To do this, we derived the perturbation equations describing density waves in the presence of a gap. The surface density gradient of the disk gap changes the rotation law of the unperturbed disk. This significantly changes the epicycle frequency, and also the position of the density wave excitation by the Lindblad resonance. We used the perturbation equations that include the effect of this change in the rotation law.
In the first gap model, we adopted a simple density distribution combining tanh(x) for a gap structure. We also investigated the case of a hypothetical steep surface density gap with a Rayleigh unstable rotation law. We obtain density waves with a shape similar to that of a flat density distribution as long as the gap is Rayleigh stable. On the other hand, a Rayleigh unstable gap can excite strong density waves with a completely different shape (figure 1).
Next, we used a realistic gap model developed by Kanagawa et al. (2017).
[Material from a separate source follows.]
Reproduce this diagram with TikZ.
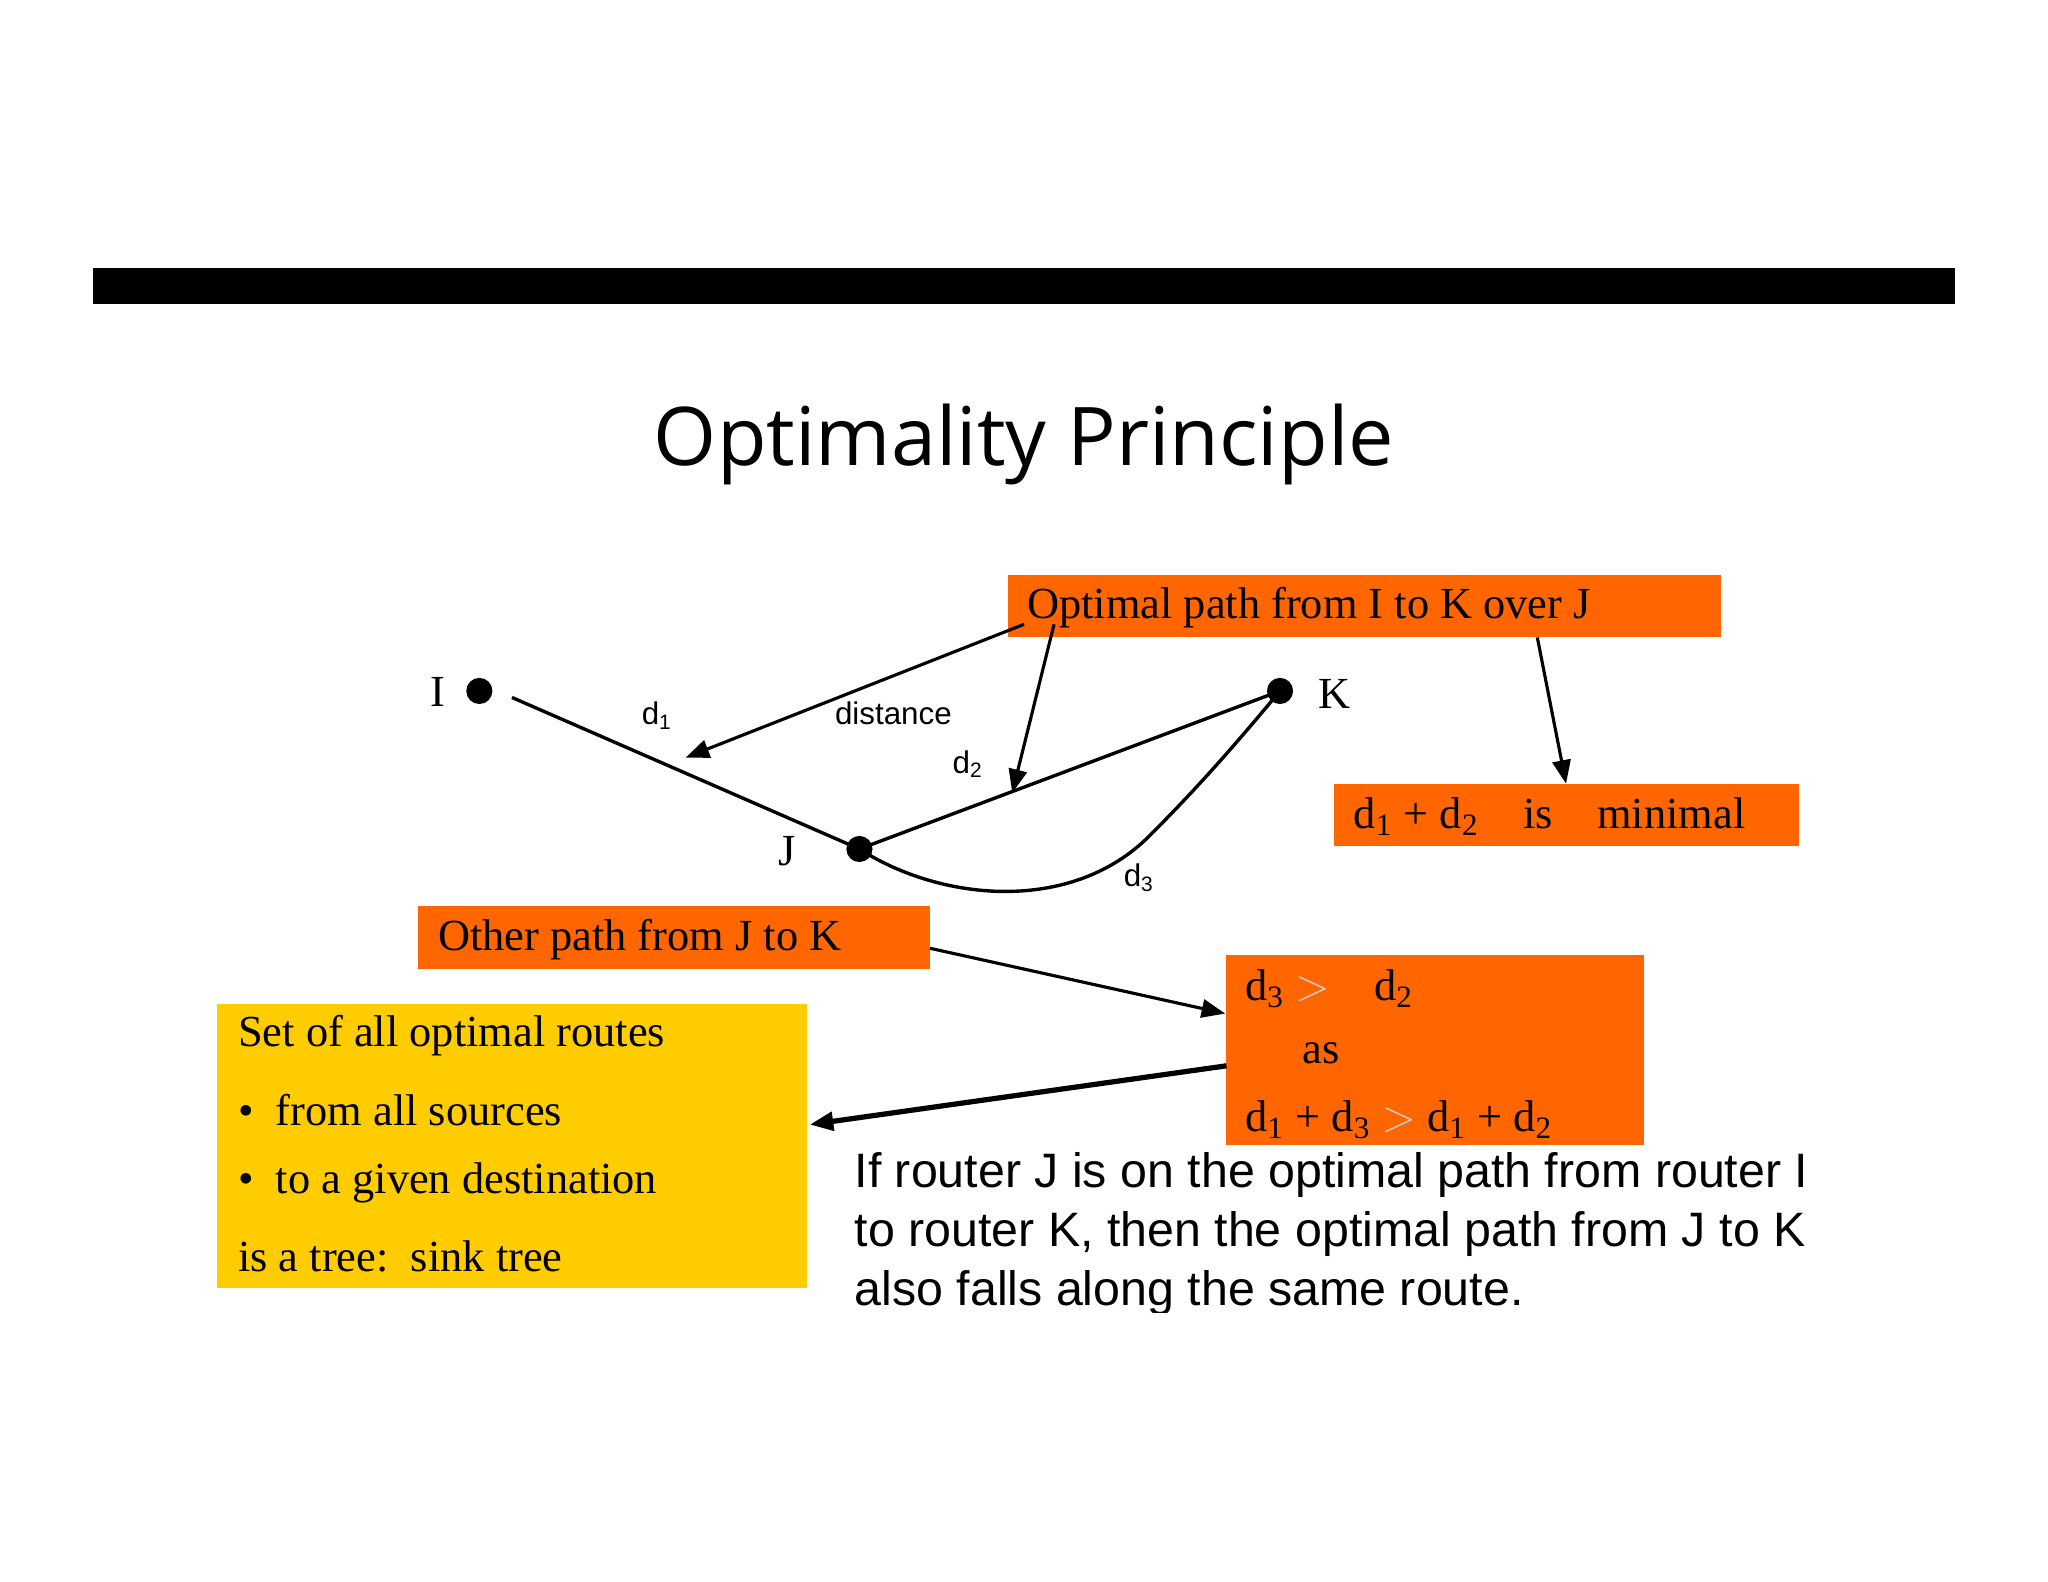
\documentclass[tikz,border=0pt]{standalone}
\usepackage{fontspec}
\setmainfont{Liberation Serif}
\newfontfamily\sans{Liberation Sans}
\newfontfamily\ttl{Open Sans}
\usetikzlibrary{arrows.meta}
\definecolor{org}{HTML}{FF6600}
\definecolor{ylw}{HTML}{FFCC00}
\begin{document}
\begin{tikzpicture}[x=0.5pt,y=-0.5pt,
  box/.style={fill=org,inner sep=0},
  lbl/.style={font=\fontsize{17}{20}\selectfont,anchor=west,inner sep=0},
  dot/.style={circle,fill=black,inner sep=0,minimum size=10pt},
  arr/.style={-{Triangle[length=9pt,width=7pt]},line width=1.2pt},
  ln/.style={line width=1.3pt}]
\useasboundingbox (0,0) rectangle (1568,1211);
\fill (71,205) rectangle (1497,233);
\node[font=\ttl\fontsize{31}{36}\selectfont] (title) at (784,340) {Optimality Principle};
% nodes
\node[dot] (I) at (367,529) {};
\node[dot] (K) at (980,529) {};
\node[dot] (J) at (658,650) {};
\node[font=\fontsize{17}{20}\selectfont] (Il) at (335,530) {I};
\node[font=\fontsize{17}{20}\selectfont] (Kl) at (1022,531) {K};
\node[font=\fontsize{17}{20}\selectfont] (Jl) at (603,652) {J};
\coordinate (Is) at (392,534);
\draw[ln] (Is) -- (J.center);
\draw[ln] (J.center) -- (K.center);
\draw[ln] (J.center) .. controls (720,690) and (820,700) .. (880,640) .. controls (920,600) and (950,565) .. (K.center);
\node[font=\sans\fontsize{12}{14}\selectfont] (d1) at (503,548) {d\textsubscript{1}};
\node[font=\sans\fontsize{12}{14}\selectfont] (d2) at (741,585) {d\textsubscript{2}};
\node[font=\sans\fontsize{12}{14}\selectfont] (d3) at (872,672) {d\textsubscript{3}};
\node[font=\sans\fontsize{12}{14}\selectfont] (dist) at (684,546) {distance};
% boxes
\fill[org] (772,440) rectangle (1318,488);
\node[lbl] (b1) at (786,465) {Optimal path from I to K over J};
\fill[org] (1021,600) rectangle (1377,648);
\node[lbl] (b2) at (1036,625) {d\textsubscript{1} + d\textsubscript{2}\quad is\quad minimal};
\fill[org] (320,694) rectangle (712,742);
\node[lbl] (b3) at (335,719) {Other path from J to K};
\fill[org] (939,731) rectangle (1259,877);
\node[lbl] (b4a) at (953,757) {d\textsubscript{3} \textcolor{gray!40}{$>$}\quad d\textsubscript{2}};
\node[lbl] (b4b) at (997,806) {as};
\node[lbl] (b4c) at (953,857) {d\textsubscript{1} + d\textsubscript{3} \textcolor{gray!40}{$>$} d\textsubscript{1} + d\textsubscript{2}};
\fill[ylw] (166,769) rectangle (618,986);
\node[lbl] (y1) at (182,793) {Set of all optimal routes};
\node[lbl] (y2) at (182,850) {\textbullet\ \ from all sources};
\node[lbl] (y3) at (182,906) {\textbullet\ \ to a given destination};
\node[lbl] (y4) at (182,962) {is a tree:\ \ sink tree};
% arrows
\coordinate (a1s) at (784,478); \coordinate (a1e) at (525,580);
\coordinate (a2s) at (807,478); \coordinate (a2e) at (775,607);
\coordinate (a3s) at (1177,488); \coordinate (a3e) at (1199,600);
\coordinate (a4s) at (712,726); \coordinate (a4e) at (938,776);
\coordinate (a5s) at (939,816); \coordinate (a5e) at (620,861);
\draw[arr] (a1s) -- (a1e);
\draw[arr] (a2s) -- (a2e);
\draw[arr] (a3s) -- (a3e);
\draw[arr] (a4s) -- (a4e);
\draw[arr,line width=2pt] (a5s) -- (a5e);
% bottom text
\begin{scope}
\clip (640,875) rectangle (1520,1005);
\node[anchor=north west,inner sep=0,align=left,font=\sans\fontsize{18.5}{22.5}\selectfont] (txt) at (654,882)
{If router J is on the optimal path from router I\\to router K, then the optimal path from J to K\\also falls along the same route.};
\end{scope}
\end{tikzpicture}
\end{document}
We quantitatively compared the angular momentum flux of the excited density wave with the results of 2D hydrodynamical simulations by Kanagawa et al. (2016). We considered two cases: a planet with a Jupiter mass or half Jupiter mass. Both cases are in agreement with the results of the hydrodynamical simulations (figure 2). On the other hand, conventional estimates of the angular momentum fluxes of the density waves, which simply decrease with the gap surface densities, deviate from the results of the hydrodynamical simulations by the factor of 2 for a Jupiter-mass planet. This suggests that the effect of varying the rotation law in the gap, which is included in our linear calculations, allows us to reproduce the angular momentum fluxes of the density waves with high accuracy.